Running sitemap generator for the first time
« on: September 07, 2010, 12:02:41 PM »
...from a web browser, i have over 200k pages and its been running for nearly 3 hours and has added 3300 pages to the sitemap.

1. Do I have to keep the browser open for it to continue (i'm not running it as a cron job yet).

2. its going to take 200 hours to complete at this rate - will it always take this long or just the first time?

thanks in advance.

JC
Re: Running sitemap generator for the first time
« Reply #1 on: September 07, 2010, 03:27:00 PM »
Hello,

1. if you selected "run in background" checkbox when starting generator, it might keep working.

2. Sitemap is fully regenerated every time.
The crawling time itself depends on the website page generation time mainly, since it crawls the site similar to search engine bots.
For instance, if it it takes 1 second to retrieve every page, then 1000 pages will be crawled in about 16 minutes.

Some of the real-world examples of big db-driven websites:
about 35,000 URLs indexed - 1h 40min total generation time
about 200,000 URLs indexed - 38hours total generation time

With "Max urls" options defined it would be much faster than that.
Re: Running sitemap generator for the first time
« Reply #2 on: September 07, 2010, 06:46:05 PM »
Hi Oleg,

Thanks for your advice.  I've restarted with run in the background.

Where is the max urls option - i'm sure i'm being blind but i couldnt see it?

Is there a way I can speed this up by editing my server settings?  Does it make any differnece setting it up as a cron job?

Also i couldnt access my website while the sitemap was generating, is this a browser or server issue and do you think others ccould still access the site?

thanks
Re: Running sitemap generator for the first time
« Reply #4 on: September 13, 2010, 02:37:34 AM »
I have a related question.  I have a site with only 40K pages but expect it to be 200K+ soon.  The pages are all static once published.  Is there a setting to tell the Generator to only scan new pages?

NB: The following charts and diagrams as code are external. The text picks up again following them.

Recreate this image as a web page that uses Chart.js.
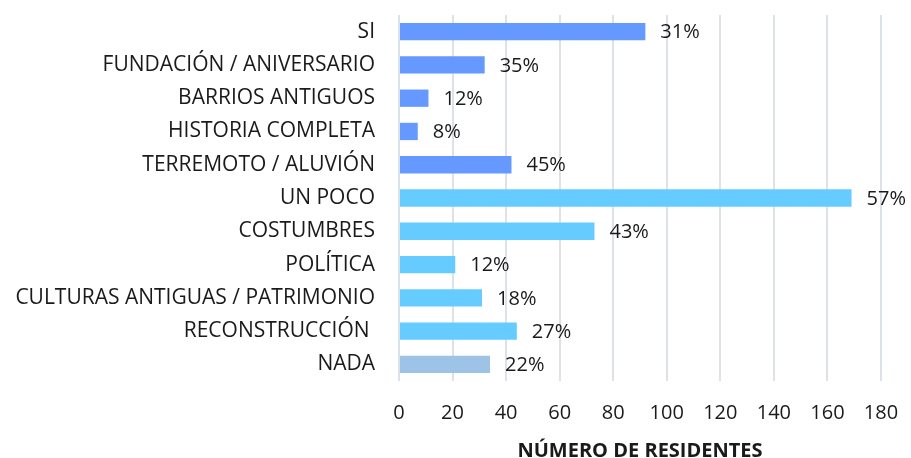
<!DOCTYPE html>
<html>
<head>
<meta charset="utf-8">
<script src="https://cdn.jsdelivr.net/npm/chart.js@4.4.0/dist/chart.umd.min.js"></script>
<style>
  html, body { margin: 0; padding: 0; background: #fff; }
  #wrap { width: 911px; height: 458px; }
</style>
</head>
<body>
<div id="wrap"><canvas id="residentesChart"></canvas></div>
<script>
// Temas mencionados por los residentes
const categorias = [
    'SI',
    'FUNDACIÓN / ANIVERSARIO',
    'BARRIOS ANTIGUOS',
    'HISTORIA COMPLETA',
    'TERREMOTO / ALUVIÓN',
    'UN POCO',
    'COSTUMBRES',
    'POLÍTICA',
    'CULTURAS ANTIGUAS / PATRIMONIO',
    'RECONSTRUCCIÓN ',
    'NADA'
];
const residentes = [92, 32, 11, 7, 42, 169, 73, 21, 31, 44, 34];
const porcentajes = ['31%', '35%', '12%', '8%', '45%', '57%', '43%', '12%', '18%', '27%', '22%'];
const grupo = ['si', 'si', 'si', 'si', 'si', 'poco', 'poco', 'poco', 'poco', 'poco', 'nada'];
const ticksX = [0, 20, 40, 60, 80, 100, 120, 140, 160, 180];

const coloresGrupo = { si: '#6699FF', poco: '#66CCFF', nada: '#9DC3E6' };
const FUENTE = "'Open Sans', sans-serif";

// Etiquetas de porcentaje al final de cada barra
const etiquetasPlugin = {
    id: 'etiquetas',
    afterDatasetsDraw(chart) {
        const ctx = chart.ctx;
        const meta = chart.getDatasetMeta(0);
        ctx.save();
        ctx.font = '20px ' + FUENTE;
        ctx.fillStyle = '#1a1a1a';
        ctx.textAlign = 'left';
        ctx.textBaseline = 'middle';
        meta.data.forEach((bar, i) => {
            ctx.fillText(porcentajes[i], bar.x + 15, bar.y + 1);
        });
        ctx.restore();
    }
};

const ctx = document.getElementById('residentesChart').getContext('2d');
const chart = new Chart(ctx, {
    type: 'bar',
    data: {
        labels: categorias,
        datasets: [{
            data: residentes,
            backgroundColor: grupo.map(g => coloresGrupo[g]),
            barPercentage: 0.52,
            categoryPercentage: 1.0
        }]
    },
    options: {
        indexAxis: 'y',
        responsive: true,
        maintainAspectRatio: false,
        animation: false,
        layout: { padding: { top: 15, right: 30, left: 0, bottom: 0 } },
        plugins: {
            legend: { display: false },
            tooltip: { enabled: false }
        },
        scales: {
            x: {
                min: 0,
                max: 180,
                afterBuildTicks(scale) {
                    scale.ticks = ticksX.map(v => ({ value: v }));
                },
                afterFit(scale) {
                    scale.height = 77;
                    // sin relleno extra a los lados; lo controla layout.padding
                    scale.paddingLeft = 0;
                    scale.paddingRight = 0;
                },
                grid: { color: '#dde1e8', lineWidth: 2, drawTicks: false },
                border: { display: false },
                ticks: {
                    padding: 20,
                    color: '#1a1a1a',
                    font: { family: FUENTE, size: 20 }
                },
                title: {
                    display: true,
                    text: 'NÚMERO DE RESIDENTES',
                    color: '#1a1a1a',
                    font: { family: FUENTE, size: 20, weight: 'bold' },
                    padding: { top: 10, bottom: -5 }
                }
            },
            y: {
                afterFit(scale) {
                    scale.width = 399;
                    scale.paddingTop = 0;
                    scale.paddingBottom = 0;
                },
                grid: { display: false, drawTicks: false },
                border: { display: false },
                ticks: {
                    padding: 24,
                    color: '#1a1a1a',
                    font: { family: FUENTE, size: 21 }
                }
            }
        }
    },
    plugins: [etiquetasPlugin]
});
</script>
</body>
</html>
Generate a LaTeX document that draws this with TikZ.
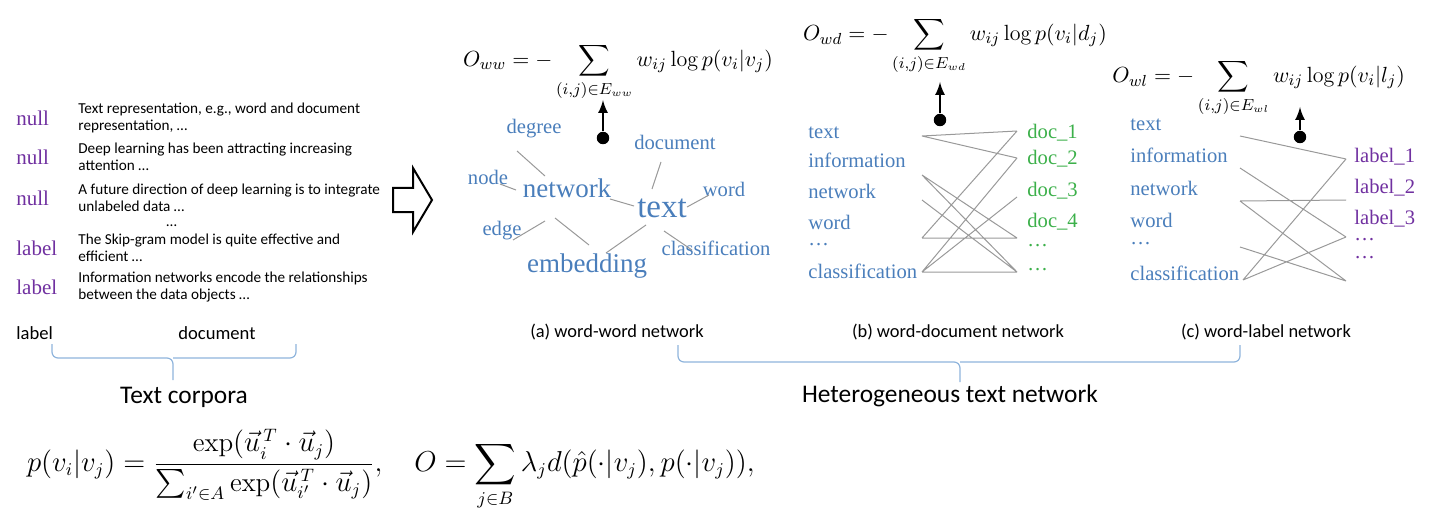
\documentclass[tikz,border=0pt]{standalone}
\usepackage{amsmath}
\usepackage{fontspec}
\setsansfont{Carlito}
\newfontfamily\wfont{Liberation Serif}
\begin{document}
\definecolor{wblue}{HTML}{4A7EBB}
\definecolor{wpurple}{HTML}{7030A0}
\definecolor{wgreen}{HTML}{3CB04A}
\definecolor{ebgray}{HTML}{999999}
\definecolor{brc}{HTML}{8FB4DC}
\begin{tikzpicture}[x=0.5pt,y=-0.5pt,
  tag/.style={font=\wfont\fontsize{10.5}{11}\selectfont,text=wpurple,anchor=west,inner sep=0},
  doc/.style={font=\sffamily\fontsize{7.6}{8.6}\selectfont,anchor=west,align=left,inner sep=0},
  w/.style={font=\wfont\fontsize{10.3}{11}\selectfont,text=wblue,inner sep=1pt},
  wl/.style={w,anchor=west},
  dl/.style={font=\wfont\fontsize{10.3}{11}\selectfont,text=wgreen,anchor=west,inner sep=0},
  ll/.style={font=\wfont\fontsize{10.3}{11}\selectfont,text=wpurple,anchor=west,inner sep=0},
  e/.style={ebgray,line width=0.5pt},
  captxt/.style={font=\sffamily\fontsize{9.2}{11}\selectfont},
  big/.style={font=\sffamily\fontsize{12.7}{15}\selectfont},
  br/.style={brc,line width=0.6pt,rounded corners=3pt},
  up/.style={-latex,line width=1.2pt}]
\useasboundingbox (0,0) rectangle (1452,524);
% left corpus
\foreach \y/\t/\d [count=\i] in {
 118/null/{Text representation, e.g., word and document\\representation, \dots},
 157/null/{Deep learning has been attracting increasing\\attention \dots},
 198/null/{A future direction of deep learning is to integrate\\unlabeled data \dots},
 248/label/{The Skip-gram model is quite effective and\\efficient \dots},
 287/label/{Information networks encode the relationships\\between the data objects \dots}}{
 \node[tag] (t\i) at (16,\y) {\t};
 \node[doc] (d\i) at (78,\y) {\d};}
\node[doc] (dots) at (166,226) {\dots};
\node[font=\sffamily\fontsize{9.3}{11}\selectfont,anchor=west,inner sep=0] (lab) at (16,333) {label};
\node[font=\sffamily\fontsize{9.3}{11}\selectfont,inner sep=0] (docl) at (217,333) {document};
\draw[br] (52,344) |- (173,358) -- (173,380);
\draw[br] (173,358) -| (296,344);
\node[big] (tc) at (184,397) {Text corpora};
% big hollow arrow
\draw[line width=1pt] (393,188)--(413,188)--(413,168)--(432,200)--(413,232)--(413,212)--(393,212)--cycle;
% word-word network
\node[w] (degree) at (534,129) {degree};
\node[w] (node) at (488,177) {node};
\node[w,font=\wfont\fontsize{13.5}{14}\selectfont] (network) at (567,188) {network};
\node[w] (edge) at (502,231) {edge};
\node[w,font=\wfont\fontsize{13.5}{14}\selectfont] (embedding) at (587,266) {embedding};
\node[w] (document) at (675,142) {document};
\node[w] (word) at (724,189) {word};
\node[w,font=\wfont\fontsize{16.5}{17}\selectfont] (text) at (662,208) {text};
\node[w] (classification) at (716,248) {classification};
\draw[e] (517,151)--(545,176);
\draw[e] (500,184)--(516,190);
\draw[e] (513,240)--(545,221);
\draw[e] (555,218)--(589,245);
\draw[e] (610,199)--(634,206);
\draw[e] (661,162)--(652,189);
\draw[e] (687,207)--(709,195);
\draw[e] (606,253)--(646,225);
\draw[e] (664,231)--(692,250);
\coordinate (aw) at (603,100);
\node[circle,fill,inner sep=2.2pt] (cw) at (603,138) {};
\draw[up] (cw) -- (aw);
\node[font=\fontsize{11}{13}\selectfont] (Oww) at (618,72) {$O_{ww}=-\displaystyle\sum_{(i,j)\in E_{ww}} w_{ij}\log p(v_i|v_j)$};
\node[captxt] (ca) at (617,332) {(a) word-word network};
% word-document network
\foreach \n/\t/\y in {a/text/133,b/information/160,c/network/191,d/word/222,f/\dots/245,g/classification/271}{
 \node[wl] (L\n) at (806,\y) {\t};}
\foreach \n/\t/\y in {1/doc\_1/133,2/doc\_2/159,3/doc\_3/191,4/doc\_4/222,5/\dots/246,6/\dots/270}{
 \node[dl] (D\n) at (1027,\y) {\t};}
\foreach \n/\y in {a/136,b/175,c/200,d/238,g/272}{\coordinate (p\n) at (922,\y);}
\foreach \n/\y in {1/131,2/158,3/197,4/238,6/272}{\coordinate (q\n) at (1017,\y);}
\draw[e] (pa)--(q1) (pa)--(q2) (pb)--(q4) (pb)--(q6) (pc)--(q6) (pd)--(q1) (pd)--(q4) (pg)--(q2) (pg)--(q3) (pg)--(q6);
\coordinate (ad) at (940,82);
\node[circle,fill,inner sep=2.2pt] (cd) at (940,120) {};
\draw[up] (cd) -- (ad);
\node[font=\fontsize{11}{13}\selectfont] (Owd) at (955,46) {$O_{wd}=-\displaystyle\sum_{(i,j)\in E_{wd}} w_{ij}\log p(v_i|d_j)$};
\node[captxt] (cb) at (958,332) {(b) word-document network};
% word-label network
\foreach \n/\t/\y in {a/text/125,b/information/155,c/network/188,d/word/220,f/\dots/244,g/classification/273}{
 \node[wl] (M\n) at (1128,\y) {\t};}
\foreach \n/\t/\y in {1/label\_1/157,2/label\_2/188,3/label\_3/219,5/\dots/240,6/\dots/258}{
 \node[ll] (B\n) at (1354,\y) {\t};}
\foreach \n/\y in {a/136,b/168,c/201,d/247}{\coordinate (r\n) at (1240,\y);}
\coordinate (rg) at (1243,280);
\foreach \n/\y in {1/159,2/200,3/237,6/281}{\coordinate (s\n) at (1346,\y);}
\draw[e] (ra)--(s1) (rb)--(s3) (rc)--(s2) (rc)--(s6) (rd)--(s6) (rg)--(s1) (rg)--(s3);
\coordinate (al) at (1300,107);
\node[circle,fill,inner sep=2.2pt] (cl) at (1300,137) {};
\draw[up] (cl) -- (al);
\node[font=\fontsize{11}{13}\selectfont,anchor=west,inner sep=0] (Owl) at (1112,88) {$O_{wl}=-\displaystyle\sum_{(i,j)\in E_{wl}} w_{ij}\log p(v_i|l_j)$};
\node[captxt] (cc) at (1266,332) {(c) word-label network};
% big brace
\draw[br] (678,345) |- (960,362) -- (960,382);
\draw[br] (960,362) -| (1240,345);
\node[big] (htn) at (950,396) {Heterogeneous text network};
% bottom formula
\node[font=\fontsize{13.5}{16}\selectfont,anchor=west] (pf) at (20,470) {$p(v_i|v_j)=\dfrac{\exp(\vec u_i^{\,T}\cdot\vec u_j)}{\sum_{i'\in A}\exp(\vec u_{i'}^{\,T}\cdot\vec u_j)},\quad O=\displaystyle\sum_{j\in B}\lambda_j d(\hat p(\cdot|v_j),p(\cdot|v_j)),$};
\end{tikzpicture}
\end{document}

Are there any tricks on the settings to improve sitemap-generation speed? 

thanks
Re: Running sitemap generator for the first time
« Reply #5 on: September 13, 2010, 05:43:14 AM »
Hello,

sitemap is created fully every time (otherwise generator won't be able to tell which pages were added).
You can use "Do not parse" setting to include URLs in sitemap without fetching them from server - for instance, on the forum it usually sufficient to fetch only forum list pages (since they contain links to topics), while topic display pages can be added in sitemap directly, and can be filtered using "Do not parse URLs" option.

Also, "Exclude URLs" setting can be used to remove unnecessary pages from crawling.